Si tratta di attività che di norma non richiedono un particolare impegno materiale o speciale capacità tecnica (circostanza nella quale potrebbe trovare spazio la clausola limitativa della responsabilità professionale di cui all'art. 2236 c.c.).
La Giurisprudenza di legittimità ha, poi, richiesto ai fini risarcitori la ragionevole probabilità che la situazione lamentata avrebbe avuto, per il cliente, una diversa e più favorevole evoluzione con l’uso dell’ordinaria diligenza professionale.
A tale conseguenza dovrà, dunque, giungersi facendo corretta applicazione del principio costantemente affermato dalla Suprema Corte in materia di azione di responsabilità professionale in base al quale ai fini dell'individuazione del rapporto di causalità fra inadempimento del professionista e danno, non è necessaria la certezza morale dell'esito favorevole della situazione del cliente, essendo sufficiente la semplice probabilità d'un eventuale diversa evoluzione della situazione stessa.
In applicazione del parametro della diligenza professionale (ex art. 1176, comma 2, c.c.) potrà inoltre ritenersi la responsabilità del professionista che, nell'adempiere l’obbligazione, ha omesso di prospettare al cliente le questioni di diritto e di fatto atte a impedire l'utile esperimento dell'azione.
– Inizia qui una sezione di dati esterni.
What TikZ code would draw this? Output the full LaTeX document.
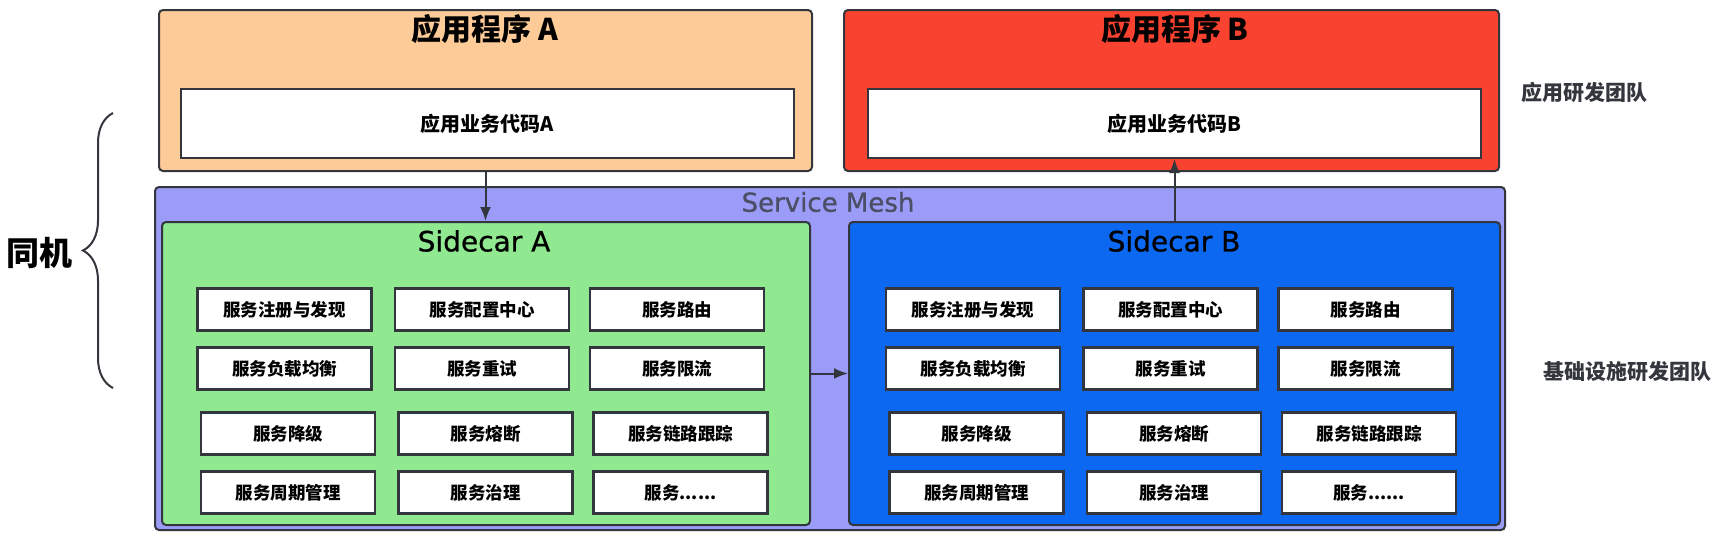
\documentclass[tikz,border=0pt]{standalone}
\usepackage{fontspec}
\setmainfont{DejaVu Sans}
\newfontfamily\cjk{Noto Sans CJK SC}
\newfontfamily\latmed[FakeBold=0.8]{DejaVu Sans}
\usetikzlibrary{arrows.meta,decorations.pathreplacing}

\definecolor{peach}{RGB}{253,203,151}
\definecolor{appred}{RGB}{250,66,48}
\definecolor{meshblue}{RGB}{154,156,247}
\definecolor{carA}{RGB}{144,232,144}
\definecolor{carB}{RGB}{12,104,240}
\definecolor{edge}{RGB}{51,54,60}
\definecolor{meshtext}{RGB}{75,78,100}

\newcommand\svcmore{服务......}

\begin{document}
\begin{tikzpicture}[x=1pt,y=-1pt,>={Latex[length=14pt,width=11pt]},
        box/.style={draw=edge,line width=2pt,rounded corners=4pt,inner sep=0pt},
        code node/.style={draw=edge,line width=2pt,fill=white,inner sep=0pt,
            minimum width=613pt,minimum height=69pt,
            font=\cjk\bfseries\fontsize{20}{24}\selectfont},
        svc node/.style={draw=edge,line width=2.2pt,fill=white,inner sep=0pt,
            minimum width=174pt,minimum height=42pt,
            font=\cjk\bfseries\fontsize{17.5}{21}\selectfont},
        title/.style={font=\cjk\bfseries\fontsize{30}{36}\selectfont},
        car title/.style={font=\latmed\fontsize{28}{34}\selectfont},
        team/.style={font=\cjk\bfseries\fontsize{21}{25}\selectfont,text=edge},
        link/.style={->,draw=edge,line width=2pt}]

\useasboundingbox[fill=white] (0,0) rectangle (1726,536);

% applications
\node (AppA) [box,fill=peach,minimum width=653pt,minimum height=161pt] at (485.5,90.5) {};
\node (AppA-t) [title] at (485,29) {应用程序 A};
\node (CodeA) [code node] at (487.5,123.5) {应用业务代码A};

\node (AppB) [box,fill=appred,minimum width=655pt,minimum height=161pt] at (1171.5,90.5) {};
\node (AppB-t) [title] at (1175,29) {应用程序 B};
\node (CodeB) [code node] at (1174.5,123.5) {应用业务代码B};

% mesh and sidecars
\node (Mesh) [box,fill=meshblue,minimum width=1350pt,minimum height=343pt] at (830,358.5) {};
\node (Mesh-t) [font=\latmed\fontsize{26}{31}\selectfont,text=meshtext] at (828,202) {Service Mesh};

\node (SideA) [box,fill=carA,minimum width=648pt,minimum height=303pt] at (486,373.5) {};
\node (SideA-t) [car title] at (484,241) {Sidecar A};
\node (SideB) [box,fill=carB,minimum width=651pt,minimum height=303pt] at (1174.5,373.5) {};
\node (SideB-t) [car title] at (1174,241) {Sidecar B};

\foreach \s/\x in {A/284.5, B/973}
  \foreach \r/\y/\dx/\la/\lb/\lc in {
      1/309.5/0/服务注册与发现/服务配置中心/服务路由,
      2/368.5/0/服务负载均衡/服务重试/服务限流,
      3/433.5/3.5/服务降级/服务熔断/服务链路跟踪,
      4/492.5/3.5/服务周期管理/服务治理/\svcmore}
  {
    \node (Side\s-\r-1) [svc node] at (\x+\dx,\y) {\la};
    \node (Side\s-\r-2) [svc node] at (\x+\dx+197.5,\y) {\lb};
    \node (Side\s-\r-3) [svc node] at (\x+\dx+392.5,\y) {\lc};
  }

% calls
\draw[link] (AppA.south) -- (AppA.south |- SideA.north);
\draw[link] (SideB.north -| CodeB.south) -- (CodeB.south);
\draw[link] (SideA.east) -- (SideB.west);

% same host brace
\draw[decorate,decoration={brace,amplitude=30pt},draw=edge,line width=2pt]
  (113,388) -- (113,113);
\node (Host) [font=\cjk\bfseries\fontsize{33}{40}\selectfont] at (39,253) {同机};

% teams
\node (TeamApp) [team] at (1584,92) {应用研发团队};
\node (TeamInfra) [team] at (1627,372) {基础设施研发团队};

\end{tikzpicture}
\end{document}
In proposito, già la Corte di Cassazione con la sentenza n. 16023/2002 aveva sottolineato che nel dovere di diligenza a carico dell'avvocato "rientrano, a loro volta, i doveri d'informazione, di sollecitazione e di dissuasione, ai quali il professionista deve adempiere, all'atto dell'assunzione dell'incarico e nel suo svolgimento, prospettando al cliente le questioni di fatto e/o di diritto, rilevabili ab origine o insorte successivamente, riscontrate ostative al raggiungimento del risultato e/o produttive di un rischio di conseguenze negative o dannose, invitandolo a comunicargli o a fornirgli gli elementi utili alla soluzione positiva delle questioni stesse, sconsigliandolo dall'intraprendere o proseguire la lite dove non sembri possibile questa positiva soluzione e, di conseguenza, possibile un esito sfavorevole e dannoso (Giurisprudenza costante ex multis: Cass. 30 luglio 2004 n. 14597 e da ult. Cassazione 6782/2015).
L'errore professionale per così dire definitivo e fonte ultima del danno rende, poi, del tutto inutile l'attività professionale pregressa in quanto finalizzata a tutelare il diritto fatto valere in giudizio e, quindi, ha posto il professionista in una condizione per cui la sua prestazione, che egli era stato chiamato a svolgere per l'assicurazione della detta tutela, si deve ritenere totalmente inadempiuta (in termini Cassazione civile sez. III  26 febbraio 2013 n. 4781).
Anche il compenso per una prestazione rivelatasi inutile anzi dannosa costituisce, quindi, una perdita patrimoniale che rientra nel danno ingiusto da risarcire.
Ed infatti, per regola generale il contraente non inadempiente, che abbia pagato, ha diritto, in caso di risoluzione, alla ripetizione del corrispettivo.
In conseguenza, accertata la responsabilità del professionista nei termini di cui sopra, come chiariti da costante Giurisprudenza della Suprema Corte, lo stesso andrà condannato anche alla ripetizione di quanto percepito per l’attività professionale svolta, rivelatasi inutiliter.